British Prime Minister Rishi Sunak wants to promote a common approach to irregular migration at the Council of Europe summit in Iceland. "It is obvious that our current international system is not working and our communities and the world's most vulnerable people are paying the price," Sunak said in a statement late Monday night. "We need to do more to work together across borders and jurisdictions to end illegal migration and stop the boats."

The number of people arriving in the UK across the English Channel, mostly in small inflatable boats, has risen sharply in recent years. Sunak's Conservative Party wants to deter migrants with tough laws and deport irregular immigrants to Rwanda – regardless of their asylum status. This also led to a conflict with the European Court of Human Rights. Conservative hardliners in Britain called for the withdrawal from the European Convention on Human Rights. Critics, on the other hand, see the British project as a violation of international obligations.

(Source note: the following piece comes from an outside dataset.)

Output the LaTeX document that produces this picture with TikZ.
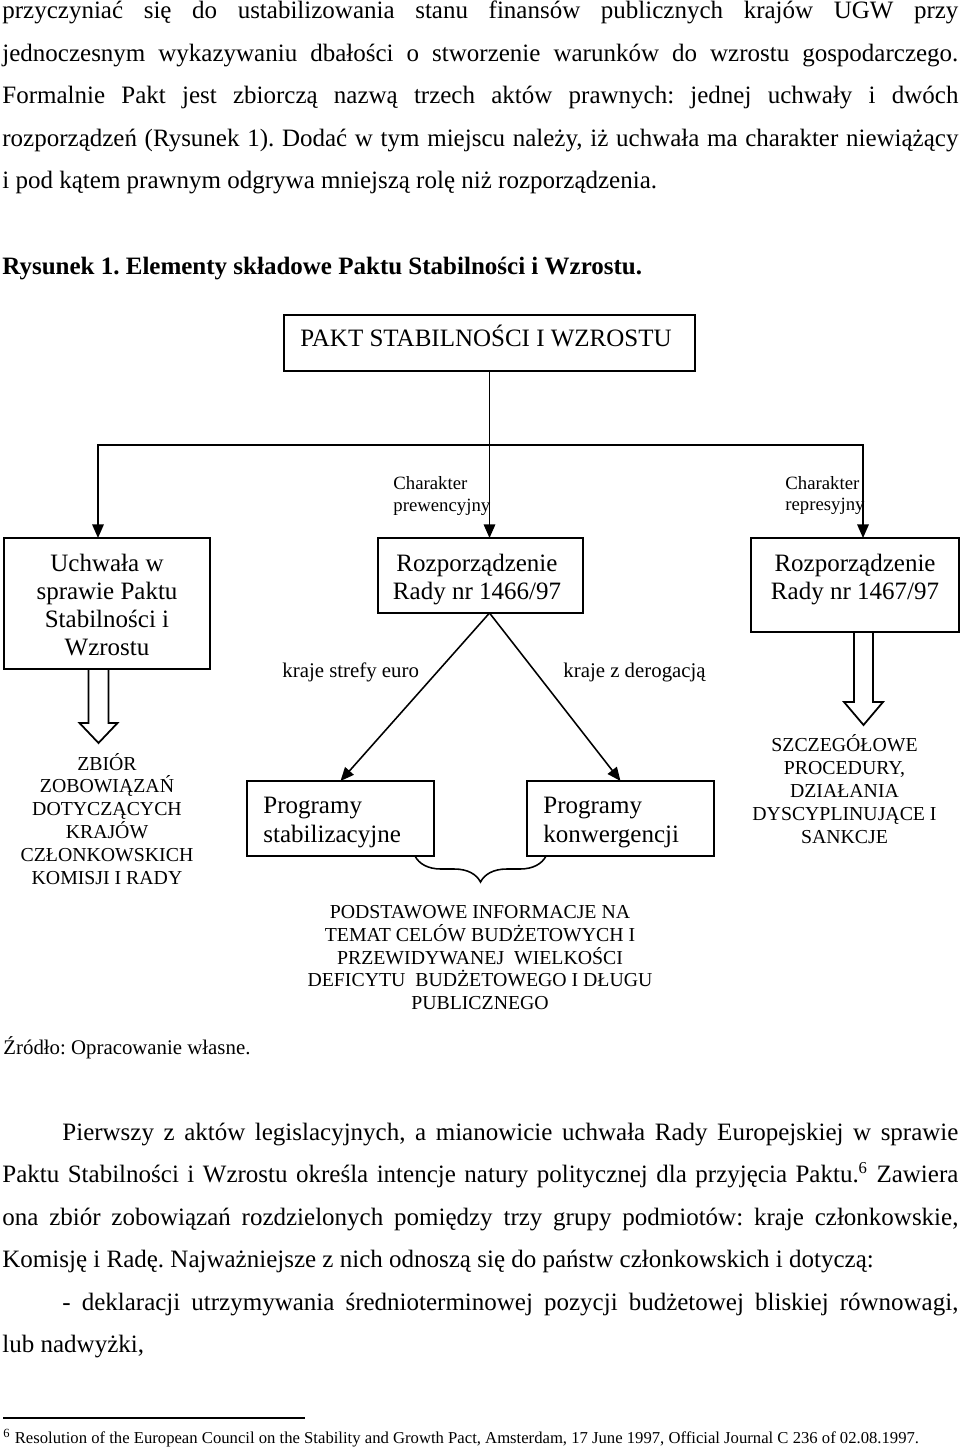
\documentclass[tikz,border=0pt]{standalone}
\usepackage{fontspec}
\setmainfont{Liberation Serif}
\usetikzlibrary{arrows.meta,decorations.pathreplacing,calc}
\frenchspacing
\newcommand\jl[2]{\hbox to #1{\spaceskip=0.25em plus 3em minus 0.08em\relax #2}}
\begin{document}
\begin{tikzpicture}[x=0.48pt,y=-0.48pt,
  box/.style={draw, line width=0.85pt, inner sep=0, outer sep=0},
  conn/.style={line width=0.75pt},
  arr/.style={conn, -{Triangle[length=6.5pt,width=5.5pt]}},
  body/.style={font=\fontsize{12}{14}\selectfont, inner sep=0, anchor=base west},
  btxt/.style={font=\fontsize{12}{14}\selectfont, inner sep=0, anchor=base},
  caps/.style={font=\fontsize{9.5}{11}\selectfont, inner sep=0, anchor=base},
  lab/.style={font=\fontsize{10}{12}\selectfont, inner sep=0, anchor=base west},
  small/.style={font=\fontsize{9}{10}\selectfont, inner sep=0, anchor=base west},
  foot/.style={font=\fontsize{8}{9.5}\selectfont, inner sep=0, anchor=base west},
]
\fill[white] (0,0) rectangle (960,1450);
\useasboundingbox (0,0) rectangle (960,1450);

% ---------- text above ----------
\node[body] (p1) at (2,19) {\jl{956\dimexpr0.48pt}{przyczyniać się do ustabilizowania stanu finansów publicznych krajów UGW przy}};
\node[body] (p2) at (2,61.5) {\jl{956\dimexpr0.48pt}{jednoczesnym wykazywaniu dbałości o stworzenie warunków do wzrostu gospodarczego.}};
\node[body] (p3) at (2,104) {\jl{956\dimexpr0.48pt}{Formalnie Pakt jest zbiorczą nazwą trzech aktów prawnych: jednej uchwały i dwóch}};
\node[body] (p4) at (2,146.5) {\jl{956\dimexpr0.48pt}{rozporządzeń (Rysunek 1). Dodać w tym miejscu należy, iż uchwała ma charakter niewiążący}};
\node[body] (p5) at (2,189) {i pod kątem prawnym odgrywa mniejszą rolę niż rozporządzenia.};
\node[body, font=\fontsize{12}{14}\selectfont\bfseries] (cap) at (2,275) {Rysunek 1. Elementy składowe Paktu Stabilności i Wzrostu.};

% ---------- boxes ----------
\node[box, minimum width=411*0.48pt, minimum height=56*0.48pt] (pakt) at (489.5,343) {};
\node[btxt] (paktT) at (486,347) {PAKT STABILNOŚCI I WZROSTU};

\node[box, minimum width=206*0.48pt, minimum height=131*0.48pt] (uch) at (107,603.5) {};
\node[btxt] (u1) at (107,571) {Uchwała w};
\node[btxt] (u2) at (107,599) {sprawie Paktu};
\node[btxt] (u3) at (107,627) {Stabilności i};
\node[btxt] (u4) at (107,655) {Wzrostu};

\node[box, minimum width=205*0.48pt, minimum height=75*0.48pt] (r66) at (480.5,575.5) {};
\node[btxt] (r66a) at (477,571) {Rozporządzenie};
\node[btxt] (r66b) at (477,599) {Rady nr 1466/97};

\node[box, minimum width=208*0.48pt, minimum height=94*0.48pt] (r67) at (855,585) {};
\node[btxt] (r67a) at (855,571) {Rozporządzenie};
\node[btxt] (r67b) at (855,599) {Rady nr 1467/97};

\node[box, minimum width=187*0.48pt, minimum height=75*0.48pt] (pstab) at (340.5,818.5) {};
\node[body] (ps1) at (263,813) {Programy};
\node[body] (ps2) at (263,842) {stabilizacyjne};

\node[box, minimum width=187*0.48pt, minimum height=75*0.48pt] (pkon) at (620.5,818.5) {};
\node[body] (pk1) at (543,813) {Programy};
\node[body] (pk2) at (543,842) {konwergencji};

% ---------- connectors ----------
\coordinate (hub) at (pakt.south |- 0,445);
\draw[conn] (pakt.south) -- (hub);
\draw[arr] (hub) -- (pakt.south |- r66.north);
\draw[arr] (hub) -| ($(uch.north)+(-9,0)$);
\draw[arr] (hub) -| ($(r67.north)+(8,0)$);
\coordinate (split) at (pakt.south |- r66.south);
\draw[arr] (split) -- (pstab.north);
\draw[arr] (split) -- (pkon.north);

\node[small] (ch1) at (393,489) {Charakter};
\node[small] (ch2) at (393,511) {prewencyjny};
\node[small] (ch3) at (785,489) {Charakter};
\node[small] (ch4) at (785,510) {represyjny};

\node[lab] (kse) at (282,677) {kraje strefy euro};
\node[lab] (kzd) at (563,677) {kraje z derogacją};

% hollow block arrows
\draw[box, line join=miter] ($(uch.south)+(-18.5,0)$) -- ++(0,54) -- ++(-9,0) -- ++(19,20) -- ++(19,-20) -- ++(-9,0) -- ++(0,-54);
\draw[box, line join=miter] ($(r67.south)+(-1,0)$) -- ++(0,70) -- ++(-10,0) -- ++(19.5,23) -- ++(19.5,-23) -- ++(-10,0) -- ++(0,-70);

% brace
\draw[conn, decorate, decoration={brace, mirror, amplitude=12.5pt}] ($(pstab.south east)+(-19,0)$) -- ($(pkon.south west)+(19,0)$);

% ---------- capital texts ----------
\node[caps] (z1) at (107,770) {ZBIÓR};
\node[caps] (z2) at (107,792.8) {ZOBOWIĄZAŃ};
\node[caps] (z3) at (107,815.6) {DOTYCZĄCYCH};
\node[caps] (z4) at (107,838.4) {KRAJÓW};
\node[caps] (z5) at (107,861.2) {CZŁONKOWSKICH};
\node[caps] (z6) at (107,884) {KOMISJI I RADY};

\node[caps] (s1) at (844.5,751.5) {SZCZEGÓŁOWE};
\node[caps] (s2) at (844.5,774.5) {PROCEDURY,};
\node[caps] (s3) at (844.5,797.5) {DZIAŁANIA};
\node[caps] (s4) at (844.5,820.5) {DYSCYPLINUJĄCE I};
\node[caps] (s5) at (844.5,843.5) {SANKCJE};

\node[caps] (b1) at (480,918.5) {PODSTAWOWE INFORMACJE NA};
\node[caps] (b2) at (480,941.3) {TEMAT CELÓW BUDŻETOWYCH I};
\node[caps] (b3) at (480,964) {PRZEWIDYWANEJ\ \ WIELKOŚCI};
\node[caps] (b4) at (480,986.8) {DEFICYTU\ \ BUDŻETOWEGO I DŁUGU};
\node[caps] (b5) at (480,1009.5) {PUBLICZNEGO};

\node[lab] (src) at (3,1054) {Źródło: Opracowanie własne.};

% ---------- text below ----------
\node[body] (q1) at (62,1140) {\jl{896\dimexpr0.48pt}{Pierwszy z aktów legislacyjnych, a mianowicie uchwała Rady Europejskiej w sprawie}};
\node[body] (q2) at (2,1182.5) {\jl{956\dimexpr0.48pt}{Paktu Stabilności i Wzrostu określa intencje natury politycznej dla przyjęcia Paktu.\textsuperscript{6} Zawiera}};
\node[body] (q3) at (2,1225) {\jl{956\dimexpr0.48pt}{ona zbiór zobowiązań rozdzielonych pomiędzy trzy grupy podmiotów: kraje członkowskie,}};
\node[body] (q4) at (2,1267.5) {Komisję i Radę. Najważniejsze z nich odnoszą się do państw członkowskich i dotyczą:};
\node[body] (q5) at (62,1310) {\jl{896\dimexpr0.48pt}{- deklaracji utrzymywania średnioterminowej pozycji budżetowej bliskiej równowagi,}};
\node[body] (q6) at (2,1352.5) {lub nadwyżki,};

\draw[line width=0.6pt] (3,1418) -- (305,1418);
\node[foot] (fn) at (3,1443) {\textsuperscript{6} Resolution of the European Council on the Stability and Growth Pact, Amsterdam, 17 June 1997, Official Journal C 236 of 02.08.1997.};
\end{tikzpicture}
\end{document}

The British government has now stressed the need for an international legal system that allows states to take the necessary steps. This includes a reform of the so-called Rule 39 of the Court of Human Rights (ECtHR). With this clause, judges had stopped a deportation flight from Great Britain to Rwanda at the last minute last year and provoked fierce criticism from the conservative British government. Sunak now wants to raise the hurdles for the intervention of the ECtHR in the asylum law.